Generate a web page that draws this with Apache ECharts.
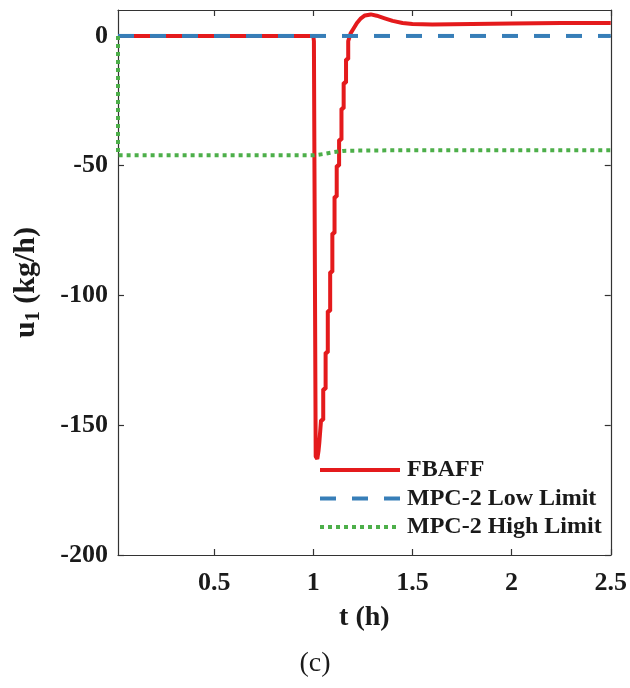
<!DOCTYPE html>
<html>
<head>
<meta charset="utf-8">
<script src="https://cdn.jsdelivr.net/npm/echarts@6/dist/echarts.min.js"></script>
<style>html,body{margin:0;padding:0;background:#fff}#c{width:630px;height:688px}</style>
</head>
<body>
<div id="c"></div>
<script>
// ---- data (t in hours, u1 in kg/h) ----
var xTicks = [0.5, 1, 1.5, 2, 2.5];
var yTicks = [-200, -150, -100, -50, 0];
var tMin = 0.015, tMax = 2.5;

var fbT = [0.015, 1.000, 1.003, 1.010, 1.012, 1.020, 1.026, 1.030, 1.039, 1.039, 1.050, 1.050, 1.062, 1.062, 1.073, 1.073, 1.085, 1.085, 1.096, 1.096, 1.107, 1.107, 1.118, 1.118, 1.130, 1.130, 1.142, 1.142, 1.153, 1.153, 1.165, 1.165, 1.176, 1.176, 1.188, 1.20, 1.22, 1.24, 1.26, 1.29, 1.32, 1.36, 1.40, 1.45, 1.50, 1.60, 1.80, 2.00, 2.25, 2.50];
var fbU = [0, 0, -2, -2, -162, -163, -160, -157, -157, -148, -148, -136, -136, -122, -122, -106, -106, -91, -91, -76, -76, -62, -62, -50, -50, -40, -40, -28, -28, -18, -18, -9, -9, -2, 1, 2.5, 5, 6.8, 7.9, 8.3, 7.8, 6.8, 5.8, 5.0, 4.6, 4.4, 4.6, 4.8, 5.0, 5.0];

var lowT = [0.015, 2.5];
var lowU = [0, 0];

var highT = [0.015, 0.015, 1.00, 1.05, 1.10, 1.15, 1.20, 1.50, 2.50];
var highU = [0, -46, -46, -45.5, -44.8, -44.3, -44.2, -44.0, -44.0];

function pairs(t, u) { return t.map(function (v, i) { return [v, u[i]]; }); }

var FONT = 'Liberation Serif';
var ink = '#1a1a1a';
var axisCol = '#333333';

var chart = echarts.init(document.getElementById('c'), null, {renderer: 'canvas'});
chart.setOption({
  animation: false,
  backgroundColor: '#ffffff',
  grid: {left: 118, right: 19, top: 10, bottom: 133, containLabel: false},
  legend: {
    orient: 'vertical', left: 313, top: 453,
    itemWidth: 80, itemHeight: 16, itemGap: 4.5,
    itemStyle: {opacity: 0},
    textStyle: {fontFamily: FONT, fontWeight: 'bold', fontSize: 24, color: ink, padding: [0, 0, 0, 2]},
    lineStyle: {width: 4},
    data: ['FBAFF', 'MPC-2 Low Limit', 'MPC-2 High Limit']
  },
  xAxis: [{
    type: 'value', min: tMin, max: tMax, position: 'bottom',
    name: 't (h)', nameLocation: 'middle', nameGap: 49,
    nameTextStyle: {fontFamily: FONT, fontWeight: 'bold', fontSize: 28, color: ink},
    axisLine: {show: true, onZero: false, lineStyle: {color: axisCol, width: 1.2}},
    axisTick: {show: true, inside: true, length: 6, customValues: xTicks, lineStyle: {color: axisCol, width: 1.2}},
    axisLabel: {show: true, customValues: xTicks, margin: 15, fontFamily: FONT, fontWeight: 'bold', fontSize: 26, color: ink},
    splitLine: {show: false}
  }, {
    type: 'value', min: tMin, max: tMax, position: 'top',
    axisLine: {show: true, onZero: false, lineStyle: {color: axisCol, width: 1.2}},
    axisTick: {show: true, inside: true, length: 6, customValues: xTicks, lineStyle: {color: axisCol, width: 1.2}},
    axisLabel: {show: false}, splitLine: {show: false}
  }],
  yAxis: [{
    type: 'value', min: -200, max: 10, position: 'left',
    name: '{u|u}{s|1}{u| (kg/h)}', nameLocation: 'middle', nameGap: 74, nameRotate: 90,
    nameTextStyle: {
      fontFamily: FONT, fontWeight: 'bold', fontSize: 30, color: ink,
      rich: {
        u: {fontFamily: FONT, fontWeight: 'bold', fontSize: 30, color: ink},
        s: {fontFamily: FONT, fontWeight: 'bold', fontSize: 20, color: ink, verticalAlign: 'bottom', padding: [16, 0, 0, 0]}
      }
    },
    axisLine: {show: true, onZero: false, lineStyle: {color: axisCol, width: 1.2}},
    axisTick: {show: true, inside: true, length: 6, customValues: yTicks, lineStyle: {color: axisCol, width: 1.2}},
    axisLabel: {show: true, customValues: yTicks, margin: 10, fontFamily: FONT, fontWeight: 'bold', fontSize: 26, color: ink},
    splitLine: {show: false}
  }, {
    type: 'value', min: -200, max: 10, position: 'right',
    axisLine: {show: true, onZero: false, lineStyle: {color: axisCol, width: 1.2}},
    axisTick: {show: true, inside: true, length: 6, customValues: yTicks, lineStyle: {color: axisCol, width: 1.2}},
    axisLabel: {show: false}, splitLine: {show: false}
  }],
  series: [{
    name: 'FBAFF', type: 'line', xAxisIndex: 0, yAxisIndex: 0,
    data: pairs(fbT, fbU), showSymbol: false, symbol: 'none',
    lineStyle: {color: '#e41a1c', width: 4}, itemStyle: {color: '#e41a1c'}, z: 2
  }, {
    name: 'MPC-2 Low Limit', type: 'line', xAxisIndex: 0, yAxisIndex: 0,
    data: pairs(lowT, lowU), showSymbol: false, symbol: 'none',
    lineStyle: {color: '#377eb8', width: 4, type: [16, 16]}, itemStyle: {color: '#377eb8'}, z: 3
  }, {
    name: 'MPC-2 High Limit', type: 'line', xAxisIndex: 0, yAxisIndex: 0,
    data: pairs(highT, highU), showSymbol: false, symbol: 'none',
    lineStyle: {color: '#4daf4a', width: 4, type: [4, 4]}, itemStyle: {color: '#4daf4a'}, z: 4
  }],
  graphic: [{
    type: 'text', left: 'center', top: 650,
    style: {text: '(c)', fontFamily: FONT, fontSize: 28, fill: ink}
  }]
});
</script>
</body>
</html>
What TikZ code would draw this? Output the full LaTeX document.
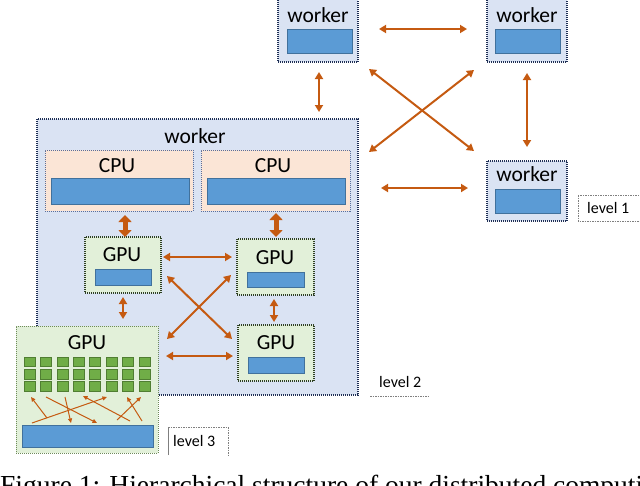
\documentclass[tikz,border=0pt]{standalone}
\usepackage{fontspec}
\setmainfont{Carlito}
\newfontfamily\capfont{Liberation Serif}
\usetikzlibrary{arrows.meta,calc}
\definecolor{arrc}{HTML}{C55A11}
\definecolor{wfill}{HTML}{DAE3F3}
\definecolor{wline}{HTML}{1F2F55}
\definecolor{cfill}{HTML}{FBE5D6}
\definecolor{cline}{HTML}{5A6E9A}
\definecolor{gfill}{HTML}{E2F0D9}
\definecolor{gline}{HTML}{2E3F22}
\definecolor{g4line}{HTML}{6E8A5A}
\definecolor{barfill}{HTML}{5B9BD5}
\definecolor{barline}{HTML}{41719C}
\definecolor{sqfill}{HTML}{70AD47}
\definecolor{sqline}{HTML}{507E32}
\definecolor{lvlline}{HTML}{7F7F7F}
\begin{document}
\begin{tikzpicture}[x=1pt,y=-1pt,
 box/.style={draw, inner sep=0pt, outer sep=0pt, dash pattern=on 1pt off 1pt},
 wbox/.style={box, fill=wfill, draw=wline, line width=1.2pt},
 cbox/.style={box, fill=cfill, draw=cline, line width=0.9pt},
 gbox/.style={box, fill=gfill, draw=gline, line width=1.3pt},
 g4box/.style={box, fill=gfill, draw=g4line, line width=1pt},
 bar/.style={draw=barline, fill=barfill, line width=0.8pt, inner sep=0pt, outer sep=0pt, solid},
 sq/.style={draw=sqline, fill=sqfill, line width=0.6pt, minimum width=11pt, minimum height=9.5pt, inner sep=0pt},
 lbl/.style={font=\fontsize{21.5}{24}\selectfont, inner sep=0pt},
 lvl/.style={font=\fontsize{16}{18}\selectfont, inner sep=0pt, anchor=west},
 lvlbox/.style={draw=lvlline, line width=0.7pt, dash pattern=on 1.5pt off 1pt},
 arr/.style={draw=arrc, line width=2pt, {Triangle[length=7pt,width=8pt]}-{Triangle[length=7pt,width=8pt]}},
 fat/.style={draw=arrc, line width=5pt, {Triangle[length=7pt,width=13pt]}-{Triangle[length=7pt,width=13pt]}},
 tarr/.style={draw=arrc, line width=1pt, -{Triangle[length=4.5pt,width=4pt]}},
]
\useasboundingbox (0,0) rectangle (640,485);
\clip (0,0) rectangle (640,485);

% level 1 workers
\node[wbox, minimum width=80pt, minimum height=66pt] (wA) at (318,29) {};
\node[lbl] (wAt) at (318,15) {worker};
\node[bar, minimum width=65pt, minimum height=24pt] (wAb) at (319.5,41) {};

\node[wbox, minimum width=80pt, minimum height=66pt] (wB) at (527,29) {};
\node[lbl] (wBt) at (527,15) {worker};
\node[bar, minimum width=65pt, minimum height=24pt] (wBb) at (527.5,41) {};

\node[wbox, minimum width=80pt, minimum height=60pt] (wC) at (527,191) {};
\node[lbl] (wCt) at (527,174) {worker};
\node[bar, minimum width=65pt, minimum height=24pt] (wCb) at (527.5,201) {};

% main worker
\node[wbox, minimum width=321pt, minimum height=276pt] (wM) at (197.5,257) {};
\node[lbl] (wMt) at (195,136) {worker};

\node[cbox, minimum width=148pt, minimum height=61pt] (cpuL) at (119,180.5) {};
\node[lbl] (cpuLt) at (117,166) {CPU};
\node[bar, minimum width=138pt, minimum height=26pt] (cpuLb) at (120,191) {};

\node[cbox, minimum width=149pt, minimum height=61pt] (cpuR) at (275.5,180.5) {};
\node[lbl] (cpuRt) at (273,166) {CPU};
\node[bar, minimum width=138pt, minimum height=26pt] (cpuRb) at (276,191) {};

\node[gbox, minimum width=76pt, minimum height=56pt] (g1) at (123,265) {};
\node[lbl] (g1t) at (122,255) {GPU};
\node[bar, minimum width=56pt, minimum height=16pt] (g1b) at (123,277) {};

\node[gbox, minimum width=77pt, minimum height=56pt] (g2) at (275.5,267) {};
\node[lbl] (g2t) at (275,258) {GPU};
\node[bar, minimum width=57pt, minimum height=15pt] (g2b) at (275.5,279.5) {};

\node[gbox, minimum width=76pt, minimum height=56pt] (g3) at (276,353) {};
\node[lbl] (g3t) at (276,343) {GPU};
\node[bar, minimum width=56pt, minimum height=16pt] (g3b) at (276,365) {};

% level 3 GPU
\node[g4box, minimum width=142pt, minimum height=127pt] (g4) at (87,389.5) {};
\node[lbl] (g4t) at (87,343) {GPU};
\foreach \i in {0,...,7} {
  \foreach \j in {0,1,2} {
    \node[sq] (sq\i\j) at ({29.5+16.4*\i},{362+12.2*\j}) {};
  }
}
\node[bar, minimum width=131pt, minimum height=22pt] (g4b) at (87.5,436) {};
\begin{scope}[shift={(g4.north west)}]
  \draw[tarr] (30,71) -- (81,97);
  \draw[tarr] (49,71) -- (55,97);
  \draw[tarr] (16,97) -- (91,71);
  \draw[tarr] (114,95) -- (67,70);
  \draw[tarr] (31,92) -- (15,71);
  \draw[tarr] (101,94) -- (125,71);
  \draw[tarr] (126,95) -- (111,71);
\end{scope}

% level labels
\draw[lvlbox] (578,195) rectangle (650,221);
\node[lvl] (l1) at (587,208) {level 1};
\node[lvl] (l2) at (379,382) {level 2};
\draw[lvlbox] (370,396) -- (430,396);
\draw[draw=lvlline, line width=0.7pt] (168,455) -- (168,427);
\draw[lvlbox] (168,427) -- (228,427) -- (228,455);
\node[lvl] (l3) at (173,441) {level 3};

% level 1 arrows
\draw[arr] ($(wA.east)+(21,0)$) -- ($(wB.west)+(-20,0)$);
\draw[arr] ($(wA.south)+(1,10)$) -- ($(wA.south |- wM.north)+(1,-7)$);
\draw[arr] ($(wB.south)+(0,11)$) -- ($(wC.north)+(0,-14)$);
\draw[arr] ($(wA.south east)+(11,7)$) -- ($(wC.north west)+(-13,-10)$);
\draw[arr] ($(wB.south west)+(-13,8)$) -- ($(wM.north east)+(11,33)$);
\draw[arr] ($(wM.east |- wC.west)+(23,-3)$) -- ($(wC.west)+(-19,-3)$);

% level 2 arrows
\draw[fat] ($(cpuL.south)+(6,4)$) -- ($(cpuL.south |- g1.north)+(6,0)$);
\draw[fat] ($(cpuR.south)+(0.5,2)$) -- ($(cpuR.south |- g2.north)+(0.5,-2)$);
\draw[arr] ($(g1.east)+(2,-8)$) -- ($(g2.west |- g1.east)+(-5,-8)$);
\draw[arr] ($(g1.south east)+(6,-17)$) -- ($(g3.north west)+(-6,14)$);
\draw[arr] ($(g2.south west)+(-6,-20)$) -- ($(g4.north east)+(9,13)$);
\draw[arr] ($(g4.east |- g3.west)+(8,3)$) -- ($(g3.west)+(-5,3)$);
\draw[arr] ($(g2.south)+(-1.5,4)$) -- ($(g3.north)+(-2,-3)$);
\draw[arr] ($(g1.south)+(0,4)$) -- ($(g1.south |- g4.north)+(0,-7)$);

% caption (cut off by the picture edge, as in the reference)
\node[font=\capfont\fontsize{27.5}{30}\selectfont, anchor=base west, inner sep=0pt] (cap) at (0,494) {Figure 1: Hierarchical structure of our distributed computing};
\end{tikzpicture}
\end{document}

> Instructions for the task
Return the lines exactly as they stand, from the start of the entries through the line holding "var tMin = 0.015, tMax = 2.5;"; omit the pictures.

> Task output
Generate a web page that draws this with Apache ECharts.
<!DOCTYPE html>
<html>
<head>
<meta charset="utf-8">
<script src="https://cdn.jsdelivr.net/npm/echarts@6/dist/echarts.min.js"></script>
<style>html,body{margin:0;padding:0;background:#fff}#c{width:630px;height:688px}</style>
</head>
<body>
<div id="c"></div>
<script>
// ---- data (t in hours, u1 in kg/h) ----
var xTicks = [0.5, 1, 1.5, 2, 2.5];
var yTicks = [-200, -150, -100, -50, 0];
var tMin = 0.015, tMax = 2.5;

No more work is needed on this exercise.